Once. Mi número fue el once. No lo ponía en la puerta, como tampoco lo indicó durante meses mi tarjeta de visita porque nunca me han interesado los asuntos formales, pero fui la undécima directora de una revista cuyo obituario ahora me toca escribir. También fui la única mujer que ocupó un despacho donde las plantas respiraban nicotina. Entre los testigos que nos entregábamos los directores había unas cuantas carpetas con reportajes pendientes y una definición de interviú que acuñó Manuel Vázquez Montalbán y que, dado su atinado juicio, ninguno trató de mejorar. Las cajas fuertes con secretos inconfesables son parte de la leyenda de una publicación cuyas páginas acaban de desaparecer de los quioscos, pero su cabecera pertenece a nuestra memoria colectiva. Y eso no se borra así como así.
Aunque la anécdota sea conocida resulta tan certera que merece la pena recordarla. Manuel argüía que Interviú era una cesta de Navidad envuelta en un deslumbrante papel de celofán. El papel representaba la portada y se encargaba de cubrir el contenido: desde un jamón pata negra hasta una lata de espárragos, pasando por turrón o un chorizo de matanza. Y si bien el celofán abrazaba las viandas –de lo más variopintas-, no las ocultaba de la vista; por tanto confundir la portada con el todo inducía a error.
A veces conviene explicar la realidad con metáforas, salvo cuando se vuelve tan cruda que no hay analogías que valgan. Interviú cierra y el periodismo está hecho mierda. Sin ambages. Lo están sus lectores o quienes hemos tenido sus riendas entre las manos. Lo están quienes empezaron a recorrer el periodismo en ella o los que se despidieron de él en sus páginas. Y la devastación arrasa a una redacción que ha sufrido lo indecible los últimos años y que desearía para Interviú una muerte digna.
Su desaparición no solo remite a la crisis estructural de una profesión tan desperfilada que amenaza con desaparecer –sí, diluirse hasta quedar siendo un retazo, apenas esbozos de lo que fue- sino que entierra también cualquier posibilidad de idilio entre los medios y la sociedad que los ha alentado. Y ese maridaje se vuelve imprescindible en tiempos revueltos.
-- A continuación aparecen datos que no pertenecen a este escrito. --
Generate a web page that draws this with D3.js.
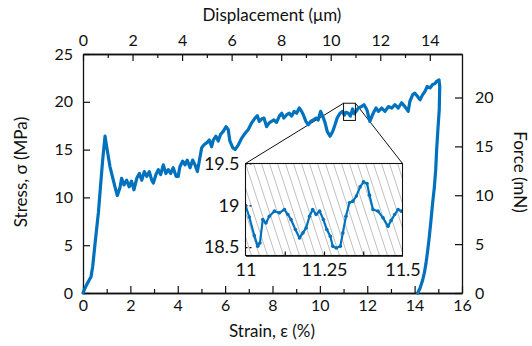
<!DOCTYPE html>
<html>
<head>
<meta charset="utf-8">
<script src="https://cdn.jsdelivr.net/npm/d3@7"></script>
<style>
  body { margin: 0; background: white; }
  svg { display: block; font-family: Lato, "Open Sans", sans-serif; }
</style>
</head>
<body>
<div id="chart"></div>
<script>
// stress-strain curve
const strain = [0, 0.05, 0.15, 0.25, 0.34, 0.41, 0.51, 0.65, 0.75, 0.83, 0.93, 1.0, 1.14, 1.35, 1.45, 1.56, 1.63, 1.73, 1.84, 1.95,
  2.05, 2.15, 2.27, 2.38, 2.48, 2.59, 2.69, 2.8, 2.9, 2.97, 3.08, 3.18, 3.28, 3.39, 3.5, 3.6, 3.7, 3.81, 3.93, 4.02,
  4.09, 4.21, 4.31, 4.4, 4.52, 4.63, 4.73, 4.83, 4.91, 5.01, 5.11, 5.22, 5.33, 5.43, 5.5, 5.61, 5.71, 5.81, 5.92, 6.04,
  6.13, 6.2, 6.32, 6.42, 6.56, 6.7, 6.84, 6.98, 7.12, 7.26, 7.36, 7.44, 7.54, 7.64, 7.75, 7.86, 7.96, 8.06, 8.17, 8.29,
  8.39, 8.48, 8.6, 8.71, 8.81, 8.91, 9.02, 9.13, 9.23, 9.3, 9.41, 9.51, 9.61, 9.72, 9.84, 9.93, 10.03, 10.12, 10.22, 10.31,
  10.43, 10.54, 10.64, 10.73, 10.85, 10.96, 11.03, 11.1, 11.2, 11.29, 11.38, 11.45, 11.5, 11.62, 11.76, 11.86, 11.98, 12.11, 12.25, 12.37,
  12.47, 12.61, 12.75, 12.89, 13.03, 13.17, 13.31, 13.45, 13.59, 13.73, 13.8, 13.92, 14.01, 14.11, 14.23, 14.34, 14.44, 14.53, 14.65, 14.76,
  14.86, 14.93, 15.03, 15.06, 15.04, 14.98, 14.93, 14.89, 14.83, 14.76, 14.69, 14.62, 14.55, 14.48, 14.41, 14.34, 14.22, 14.13];
const stress = [0, 0.3, 0.85, 1.3, 1.7, 2.8, 5.2, 8.4, 11.5, 13.9, 16.4, 15.3, 13.2, 11.1, 10.2, 11.0, 12.0, 11.3, 11.8, 11.1,
  11.7, 10.8, 12.0, 12.5, 11.8, 12.7, 12.2, 12.7, 11.8, 11.5, 12.4, 12.9, 12.4, 13.4, 12.5, 12.9, 12.5, 13.1, 12.2, 12.2,
  13.2, 13.8, 13.4, 13.9, 13.1, 13.9, 13.4, 12.7, 13.8, 15.2, 15.5, 15.7, 16.0, 15.3, 16.0, 16.4, 15.9, 16.6, 16.9, 17.4,
  17.1, 15.9, 15.2, 15.0, 15.5, 16.2, 16.7, 17.1, 17.8, 18.3, 18.55, 17.95, 18.2, 18.3, 17.4, 17.8, 17.95, 18.1, 17.85, 18.5,
  18.8, 18.3, 18.65, 18.8, 18.5, 19.0, 18.8, 19.35, 19.0, 18.65, 17.95, 17.6, 17.95, 18.1, 18.3, 18.1, 19.0, 18.5, 17.8, 16.9,
  16.4, 16.9, 17.6, 18.3, 18.8, 19.0, 18.6, 18.9, 18.8, 18.5, 19.25, 18.75, 18.9, 19.35, 19.5, 19.7, 19.2, 17.95, 18.8, 19.35,
  19.0, 19.35, 19.0, 19.5, 19.35, 19.7, 19.35, 19.9, 19.5, 19.0, 20.05, 20.75, 20.9, 20.6, 20.2, 20.75, 21.1, 21.6, 21.45, 21.8,
  21.9, 22.15, 22.3, 21.6, 19.2, 17.0, 15.0, 12.9, 11.0, 9.4, 7.6, 5.9, 4.4, 3.1, 2.1, 1.36, 0.45, 0];

// zoomed detail, 11 - 11.5 % strain
const insetStrain = [11.0, 11.012, 11.028, 11.039, 11.046, 11.055, 11.065, 11.076, 11.092, 11.108, 11.124, 11.135, 11.145, 11.159, 11.172,
  11.183, 11.193, 11.204, 11.214, 11.225, 11.236, 11.248, 11.259, 11.27, 11.278, 11.289, 11.302, 11.31, 11.32, 11.331,
  11.342, 11.353, 11.365, 11.376, 11.387, 11.395, 11.406, 11.422, 11.438, 11.454, 11.464, 11.475, 11.486, 11.496];
const insetStress = [19.0, 18.86, 18.64, 18.51, 18.55, 18.83, 18.79, 18.87, 18.93, 18.91, 18.95, 18.89, 18.83, 18.71, 18.61,
  18.67, 18.73, 18.87, 18.95, 18.89, 18.93, 18.83, 18.71, 18.63, 18.51, 18.49, 18.51, 18.67, 18.87, 19.03,
  19.05, 19.11, 19.22, 19.28, 19.26, 19.12, 18.95, 18.93, 18.85, 18.75, 18.82, 18.89, 18.95, 18.93];

const strainTicks = [0, 2, 4, 6, 8, 10, 12, 14, 16];
const dispTicks = [0, 2, 4, 6, 8, 10, 12, 14];
const stressTicks = [0, 5, 10, 15, 20, 25];
const forceTicks = [0, 5, 10, 15, 20];
const insetXTicks = [11, 11.25, 11.5];
const insetYTicks = [18.5, 19, 19.5];
const zoomBox = { x0: 11, x1: 11.5, y0: 18.05, y1: 19.85 };

const W = 532, H = 346;
const blue = "#0072bd";

const svg = d3.select("#chart").append("svg")
  .attr("width", W).attr("height", H);

const x = d3.scaleLinear().domain([0, 16]).range([83, 462]);
const y = d3.scaleLinear().domain([0, 25]).range([293, 54]);
const xTop = d3.scaleLinear().domain([0, 15.3]).range([83, 462]);
const yRight = d3.scaleLinear().domain([0, 24.45]).range([293, 54]);

function styleAxis(g, size) {
  g.attr("font-family", null).attr("font-size", null);
  g.selectAll("text").style("font-size", size + "px").attr("fill", "#111");
  g.selectAll("line").attr("stroke", "#111").attr("stroke-width", 1.2);
  g.select(".domain").attr("stroke", "#111").attr("stroke-width", 1.3);
}

// minor ticks
const odd = d => d3.range(1, d, 2);
svg.append("g").attr("transform", "translate(0,293)")
  .call(d3.axisBottom(x).tickValues(odd(16)).tickSize(-4).tickSizeOuter(0).tickFormat(""))
  .call(g => styleAxis(g, 16));
svg.append("g").attr("transform", "translate(0,54)")
  .call(d3.axisTop(xTop).tickValues(odd(15)).tickSize(-4).tickSizeOuter(0).tickFormat(""))
  .call(g => styleAxis(g, 16));

svg.append("g").attr("transform", "translate(0,293)")
  .call(d3.axisBottom(x).tickValues(strainTicks).tickSize(-7).tickSizeOuter(0).tickPadding(7))
  .call(g => styleAxis(g, 16));
svg.append("g").attr("transform", "translate(0,54)")
  .call(d3.axisTop(xTop).tickValues(dispTicks).tickSize(-7).tickSizeOuter(0).tickPadding(8))
  .call(g => styleAxis(g, 16));
svg.append("g").attr("transform", "translate(83,0)")
  .call(d3.axisLeft(y).tickValues(stressTicks).tickSize(-7).tickSizeOuter(0).tickPadding(10))
  .call(g => styleAxis(g, 16));
svg.append("g").attr("transform", "translate(462,0)")
  .call(d3.axisRight(yRight).tickValues(forceTicks).tickSize(-7).tickSizeOuter(0).tickPadding(13))
  .call(g => styleAxis(g, 16));

// axis titles
svg.append("text").attr("x", 272).attr("y", 21).attr("text-anchor", "middle")
  .style("font-size", "17px").attr("fill", "#111").text("Displacement (μm)");
svg.append("text").attr("x", 272).attr("y", 337).attr("text-anchor", "middle")
  .style("font-size", "17px").attr("fill", "#111").text("Strain, ε (%)");
svg.append("text").attr("transform", "translate(27,172) rotate(-90)").attr("text-anchor", "middle")
  .style("font-size", "17px").attr("fill", "#111").text("Stress, σ (MPa)");
svg.append("text").attr("transform", "translate(514,172) rotate(90)").attr("text-anchor", "middle")
  .style("font-size", "17px").attr("fill", "#111").text("Force (mN)");

// zoom box and connectors
const bx0 = x(zoomBox.x0), bx1 = x(zoomBox.x1), by0 = y(zoomBox.y1), by1 = y(zoomBox.y0);
const ix0 = 245.5, ix1 = 402.5, iy0 = 163.5, iy1 = 255.5;

svg.append("line").attr("x1", bx0).attr("y1", by0).attr("x2", ix0).attr("y2", iy0)
  .attr("stroke", "#111").attr("stroke-width", 1);
svg.append("line").attr("x1", bx1).attr("y1", by0).attr("x2", ix1).attr("y2", iy0)
  .attr("stroke", "#111").attr("stroke-width", 1);

// main curve
const pts = strain.map((s, i) => [s, stress[i]]);
svg.append("path").datum(pts)
  .attr("fill", "none").attr("stroke", blue).attr("stroke-width", 3.2)
  .attr("stroke-linejoin", "round").attr("stroke-linecap", "round")
  .attr("d", d3.line().x(d => x(d[0])).y(d => y(d[1])));

svg.append("rect").attr("x", bx0).attr("y", by0).attr("width", bx1 - bx0).attr("height", by1 - by0)
  .attr("fill", "none").attr("stroke", "#111").attr("stroke-width", 1);

// inset
const xi = d3.scaleLinear().domain([11, 11.5]).range([ix0, ix1]);
const yi = d3.scaleLinear().domain([18.4, 19.5]).range([iy1, iy0]);

svg.append("clipPath").attr("id", "insetClip")
  .append("rect").attr("x", ix0).attr("y", iy0).attr("width", ix1 - ix0).attr("height", iy1 - iy0);

const inset = svg.append("g");
inset.append("rect").attr("x", ix0).attr("y", iy0).attr("width", ix1 - ix0).attr("height", iy1 - iy0)
  .attr("fill", "white");
inset.append("g").attr("clip-path", "url(#insetClip)")
  .selectAll("line").data(d3.range(ix0 - 40, ix1 + 10, 8)).join("line")
  .attr("x1", d => d).attr("y1", iy0).attr("x2", d => d + 30).attr("y2", iy1)
  .attr("stroke", "#b0b0b0").attr("stroke-width", 0.8);

inset.append("g").attr("transform", `translate(0,${iy1})`)
  .call(d3.axisBottom(xi).tickValues([11.125, 11.25, 11.375]).tickSize(-4).tickSizeOuter(0).tickFormat(""))
  .call(g => styleAxis(g, 17));
inset.append("g").attr("transform", `translate(0,${iy1})`)
  .call(d3.axisBottom(xi).tickValues(insetXTicks).tickSize(0).tickSizeOuter(0).tickPadding(8)
    .tickFormat(d => String(d)))
  .call(g => styleAxis(g, 18))
  .call(g => g.select(".domain").remove());
inset.append("g").attr("transform", `translate(${ix0},0)`)
  .call(d3.axisLeft(yi).tickValues(insetYTicks).tickSize(-8).tickSizeOuter(0).tickPadding(6)
    .tickFormat(d => String(d)))
  .call(g => styleAxis(g, 18))
  .call(g => g.selectAll(".tick line").attr("stroke-dasharray", "2,2"))
  .call(g => g.select(".domain").remove());

const ipts = insetStrain.map((s, i) => [s, insetStress[i]]);
const ig = inset.append("g").attr("clip-path", "url(#insetClip)");
ig.append("path").datum(ipts)
  .attr("fill", "none").attr("stroke", blue).attr("stroke-width", 2.2)
  .attr("stroke-linejoin", "round")
  .attr("d", d3.line().x(d => xi(d[0])).y(d => yi(d[1])));
ig.selectAll("circle").data(ipts).join("circle")
  .attr("cx", d => xi(d[0])).attr("cy", d => yi(d[1])).attr("r", 1.8).attr("fill", blue);

inset.append("rect").attr("x", ix0).attr("y", iy0).attr("width", ix1 - ix0).attr("height", iy1 - iy0)
  .attr("fill", "none").attr("stroke", "#111").attr("stroke-width", 1.1);
</script>
</body>
</html>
Interviú nació hace cuarenta y dos años para espolear a un país que necesitaba desnudarse y no solo mostrar su piel sino las vergüenzas ocultas durante la dictadura. En pocas semanas la gente hizo suyas la portada de Marisol o la de Marcelino Camacho -una en bolas y otro en jersey de cuello vuelto, aunque si hubiese sido al contrario habrían provocado igual-, y desde entonces el romance se ha mantenido aunque no ha logrado vacunar a Interviú contra el desgaste ni la crisis. No obstante cómo ocultar que una generación de españoles lleva Interviú en su ADN, yo la primera pues rubriqué con la revista la unión más longeva de mi vida. Tras dieciocho años publicando en ella concluyo que ningún hombre me ha durado tanto.
El periodismo de investigación es incómodo y caro, muy caro de sostener; precisa del protocolo que infiere el oficio y a la sociedad le compete exigirle rigor porque aquella que no se asegure de contar con unos medios que dediquen a la investigación el tiempo y el espacio adecuados se trata de una sociedad enferma. La nuestra, sin Interviú, es un lugar menos saludable.
En el momento en que ultimo este texto echo un vistazo a twitter, donde Interviú ha sido tendencia durante todo el día, y a esta hora compruebo que su nombre ha desaparecido de los primeros puestos. En su lugar #OTGala10 arrasa. Si la vida es lo que sucede mientras tú piensas en ella está claro que te arrolla. En tiempos digitales las muertes son demasiado rápidas y los duelos demasiado cortos.
Entonces vuelve a mi cabeza la cesta de Vázquez Montalbán y me entristezco porque son demasiadas ausencias a mi alrededor. Para colmo esta Navidad la cesta ha venido vacía.